Even though the New York Mets just lost two out of three to the Boston Red Sox, the team from Queens remain in first place in the National League East, five and a half games clear of Washington. It’s been a spendid summer for Mets fans, who count Yo La Tengo’s Ira Kaplan and Georgia Hubley among the throng at Citi Field. Baseball experts have for a few years now been writing about the young crop of pitching in the Mets organization, but no one expected this bountiful a harvest this summer. In Jacob DeGrom and Matt Harvey, the Mets have two pitchers who have sub 3.00 ERAs and another, Noah Syndegaard, who is averaging nearly 10 strikeouts every time he takes the mound.

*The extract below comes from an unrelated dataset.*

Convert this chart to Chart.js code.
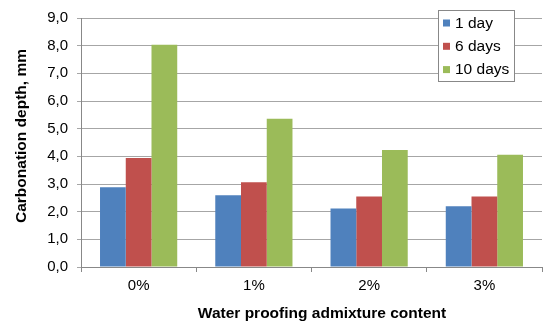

The Mets took over control of the division from the Nationals on Aug. 2 and are now, so the hardball cliche goes, ready to play “meaningful baseball” in September in hopes of qualifying for the October playoffs.
That’s one of baseball’s quirks, (or to its critics, a frustration) that for most of the summer, the season is like a long vacation at a lake—hot days in the sun, drinks as as the twilight darkens into the early evening, with the occasional dash inside due to rain. You can leave the games on television or on the radio and there’s the occasional come from behind victory or walk-off homer, amid the routine 4-2 wins and losses. That’s what spending time—and I think you do spend time with it rather than listen to it—with Yo La Tengo‘s Stuff Like That There is like. It’s a pleasing background to the summer, all with the knowledge that there might be more serious games played in the future. The album, the 14th studio effort in the Hoboken band’s 30 years in the American underground, is a collection of covers, with two new cuts and three new versions of previously released songs including fan favorite “Deeper Into Movies,” from the group’s best album, 1997’s I Can Hear The Heart Beating As One.
Stuff Like That There is a companion to the band’s similarly structured album Fakebook (released in 1990), as there’s covers from artists you’ve heard of—The Cure, Hank Williams and the Lovin’ Spoonful—and more obscure bands such as Antietam, Great Plains and Special Pillow. Instead of the melodic shoegaze that Yo La Tengo can wear like Clooney wears a tux, the sound here is spare and acoustic. Guitars pluck and strum save for a squall or two that moves through with causing much damage. Drummer Georgia Hubley takes the lead vocals on “I’m So Lonesome I Could Cry,” and “Friday I’m In Love,” and sings them both lovingly and with a measured reverence. The Cure cover in particular should be making regular appearances on the college stations now that classes are back in session. And why not—it’s a lot of fun.
“Rickety” is hardly a misstep, though it’s the romantic “Awhileaway” that’s the better of the two new songs. The opening couplet, “How do you turn from fear?/ How do you make dark thoughts disappear” is example of Ira Kaplan’s economical and moving songwriting. It’s sung in nary a decibel louder than a whisper, as if Kaplan’s telling you something he doesn’t necessarily want heard at the next table over at a cafe. The remake of “All Your Secrets,” from 2009’s Popular Songs, is the best of the lot, as there’s an even trade of light drone for some lilting folk rock. Both sides would walk away happy.
Giving one last listen on the last day of August, I held a quixotic hope that putting Stuff Like That There on repeat might be an engine to extend the summer. But September’s coming, the Mets—to Ira and Georgia’s delight—are playing meaningful baseball, and soon Yo La Tengo will start writing and recording a “serious album.” Let’s finish the gin and tonic before the inevitable deep sigh, because all this is nice.